If you want a minimalist strategy game for commutes or a quiet evening, pick Auralux: Constellations. Clean, offline, and easy to put down.
If PvP is all you care about, Kingdom Rush Battles gets you into a ranked match in under a minute.
If you want a game that grows into a multi-month project with an alliance, Rise of Kingdoms.
If you miss modern-military RTS from the desktop days, Warfare Nations is the only serious attempt on Android right now.
FAQ
What is the best RTS game for Android? Mushroom Wars 2 is the best RTS game for Android for most players. It has touch controls that actually work, matches that fit a mobile session, and an active ranked ladder with no pay-to-win unit unlocks. Rusted Warfare is the better pick if you want a desktop-style classic RTS on your phone.
Are there any true offline RTS games for Android? Yes. Rusted Warfare (full version), Stick War: Legacy, the Mushroom Wars 2 campaign, and Auralux: Constellations all play offline. Multiplayer in any of these still needs a connection, but campaign and skirmish modes run without one.
Is Age of Empires on Android? Age of Empires Mobile launched in late 2024 as a free-to-play MMO-RTS from Tencent and TiMi Studio. It is not a port of the desktop series, it is a separate game with alliance and base-building loops. For a closer feel to classic Age of Empires, Rusted Warfare and Mushroom Wars 2 are better matches.
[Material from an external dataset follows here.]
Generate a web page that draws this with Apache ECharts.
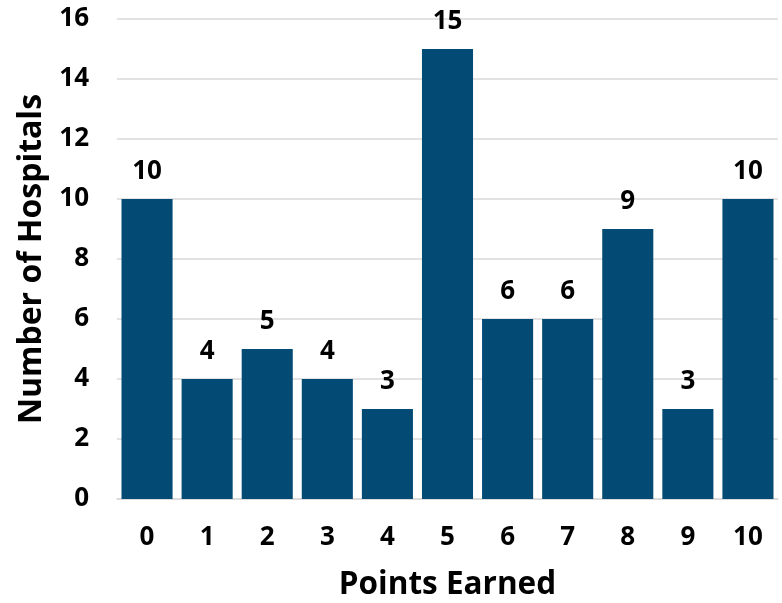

Is Clash of Clans an RTS? Clash of Clans is base-building strategy with asynchronous timed attacks, not real-time strategy in the traditional sense. The true RTS picks on Android are Mushroom Wars 2, Rusted Warfare, Rise of Kingdoms, and Kingdom Rush Battles.
Which Android RTS has the shortest matches? Auralux: Constellations and Kingdom Rush Battles average about five minutes per match. Mushroom Wars 2 runs five to ten minutes. Rusted Warfare and Rise of Kingdoms can run much longer.
What is the best RTS for new players? Stick War: Legacy and Auralux: Constellations are the two easiest entry points. Simple controls, no steep learning curve, and clear objectives. Mushroom Wars 2 is the next step up once you want more depth.